Pense nisso como uma recompensa por gerar empregos e tomar risco, o que no Brasil já não vemos tão bem. A reforma tributária propõe a tributação de dividendos que
ultrapassem R$ 20 mil mensais, o que coloca um founder nos 1% mais ricos da população sim, mas ainda longe de altos cargos do governo, melhor virar concurseiro né?
Fora que, tributando a distribuição de ganhos, as empresas pagarão mais para que seus sócios recebam o mesmo valor, ou estes receberão menos. Mais dinheiro para o governo, menos incentivos para empreendedores e menor valor para investimento.
Tributação de pagamentos feitos em ações
Isso sem falar da tributação de pagamentos realizados em ações, sendo algo vital para manter talentos em empresas nascentes, afinal, falta dinheiro para tudo, inclusive salários.
Basicamente a empresa entrega ações para que o executivo/sócio ganhe menos e possa ter uma recompensa em equity, ou seja, no quanto a empresa vale. Anteriormente, esses pagamentos eram dedutíveis pelas empresas, agora, só poderão ser deduzidos os feitos a funcionários, quem mais se beneficiava agora será tributado.
Isso pode impedir a retenção e atração de talentos para Startups e obrigar o ecossistema a criar modelos menos seguros para ambas as partes.
Tributação do ágio
O ágio é a diferença entre o patrimônio contábil da empresa e o que o mercado acredita que ela vale no momento da sua compra. Até hoje era possível amortizar essa diferença e reduzir o lucro tributável.
Isso deve mudar radicalmente, afinal, a amortização, apesar de ainda existir, não poderá ser utilizada para compensar os tributos sobre a renda da PJ, o que as faz valer menos.
Em uma operação de compra de uma empresa, para o comprador, o ágio é uma espécie de retorno sobre o investimento, utilizado no cálculo até do quanto essa empresa vale.
Isso terá impacto até mesmo indireto, por exemplo, qual é a real forma de auferir o valor de mercado de uma startup? Como entender o quanto um software adiciona ao patrimônio de uma empresa? Qual o real impacto de passivos trabalhistas sobre o valor, etc.
Tributação de ativos no exterior
O Brasil já não é nem um pouco amigável com o empreendedor. Ocupamos a 124ª posição no ranking Doing Business 2020, estamos atrás de nossos vizinhos e de nem tão vizinhos assim, por isso muitas empresas escolhem fazer suas estruturas burocráticas e societárias fora do país.

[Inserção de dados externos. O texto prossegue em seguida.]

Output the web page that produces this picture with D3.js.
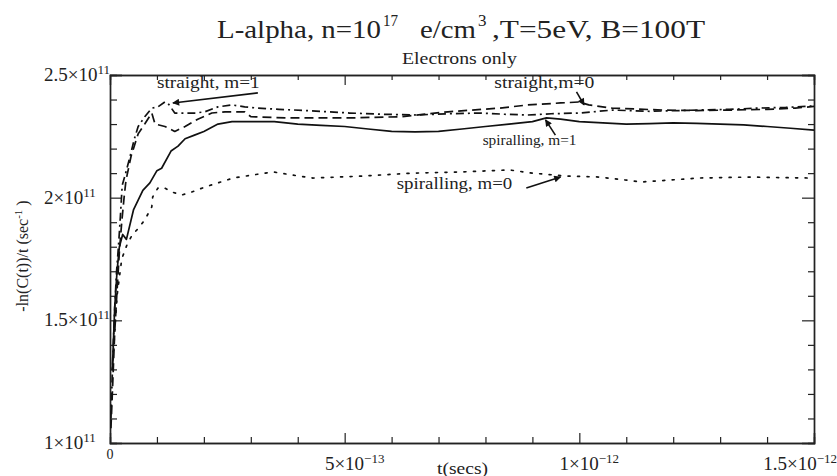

As chamadas offshore são constituídas em regiões onde a tributação é mais favorável justamente para facilitar os investimentos e retorno desse capital. Para tributar essas operações agora a reforma prevê a tributação sobre a transferência de patrimônio para entidade no exterior, e nem pelo valor contábil, mas pelo de mercado.
Desincentivo ao empreendedorismo
Somente com a reforma tributária o Brasil já perde R$ 20 bilhões de investimentos realizados por VCs estrangeiros e nacionais, nós importamos investimento, não podemos nos dar ao luxo de não ter essa grana no país.
O Brasil é o foco dos investimentos de risco estrangeiros na América latina, não só pelo tamanho, mas pelas soluções que o país precisa criar para melhorar a vida dos consumidores, no entanto, esse dinheiro não virá mais para cá.
Muito provavelmente com a aprovação da reforma as empresas, e investidores, vão mudar de países, vão para o Uruguai ou outro país próximo com uma tributação melhor e maior incentivo ao empreendedorismo.
Sim, o investimento de VC é um investimento de risco, mas tisco do negócio, não fiscal. A reforma aprofunda a confusão jurídica em torno do assunto e faz com que o founder
que quer montar uma startup decida conseguir um emprego ou tentar um concurso, essas opções têm um risco menor e podem levá-lo a ganhos líquidos maiores no curto/médio prazo.
Com o impacto sobre o retorno em dividendos, os investidores vão ter que rever se faz sentido investir em empresas que retornem dessa forma os ganhos, afinal, vão pagar 20% de imposto quando realizarem os lucros.
Essa reforma foi criada apenas para arrecadar mais, não é uma reforma, é um atentado tributário contra a inovação.